Nearly all (95 percent) responding religious regularly participated in some type of private prayer activity before they entered their religious institute. Three quarters (73 percent) joined in retreats (more common among women than men) and seven in ten (69 percent) participated in Eucharistic Adoration before entering. Three in ten (31 percent) participated in Lectio Divina prior to entering their religious institute. 

Consideration of Religious Life and Choice of Community 
On average, responding religious report that they were 20 years old when they first considered a vocation to religious life, but half were 18 or younger when they first did so. 
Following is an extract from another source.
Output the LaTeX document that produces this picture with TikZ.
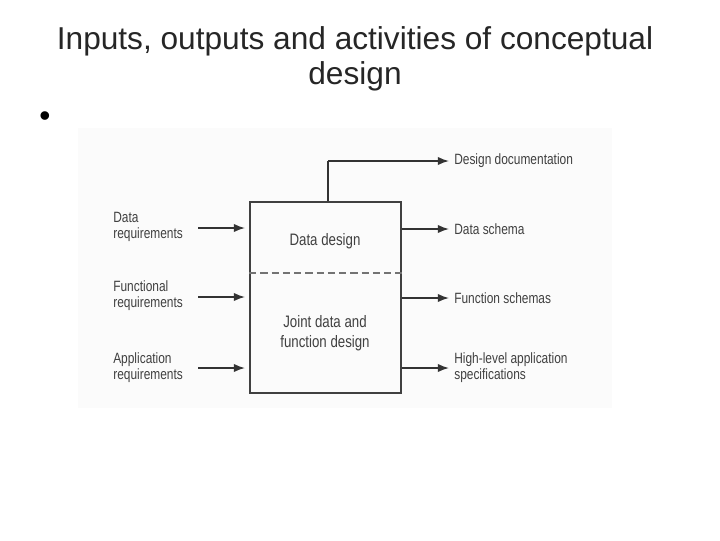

Eight in ten (82 percent) responding religious say they were encouraged to consider religious life by someone in their life. Just under half (47 percent) say they were encouraged by a parish priest. Sisters and nuns were less likely than brothers to say they were encouraged to consider religious life by a parish priest (44 percent among women compared to 58 percent among men). Brothers are also more likely to say they were encouraged by a parishioner, a friend, or a family member. 
Almost three quarters (74 percent) of responding religious report that they were discouraged from considering a vocation by one or more persons. These respondents are most likely to report that they were discouraged by a family member other than a parent (29 percent) or by friends or classmates (25 percent). Women were more likely than men to say they were discouraged by a relative other than a parent (32 percent compared to 17 percent). 
On average, these religious report that they knew the members of their religious institute for four years before they entered, but half knew them for two years or less. One in five (20 percent) were introduced to their institute through a sponsored institution or work of the institute. Women are less likely than men to say they were introduced to their institute through a sponsored institution or work of the institute (15 percent compared to 42 percent). 
A great majority of the religious of the Profession Class of 2012 (88 percent) participated in some type of vocation program or experience prior to entering their religious institute. Most commonly, this was a “Come and See” experience (60 percent) or a vocation retreat (49 percent). Men were slightly less likely than women to have participated in a “Come and See” experience (54 percent and 61 percent, respectively) while women were slightly less likely to have participated in a vocation retreat (48 percent for women compared to 54 percent for men).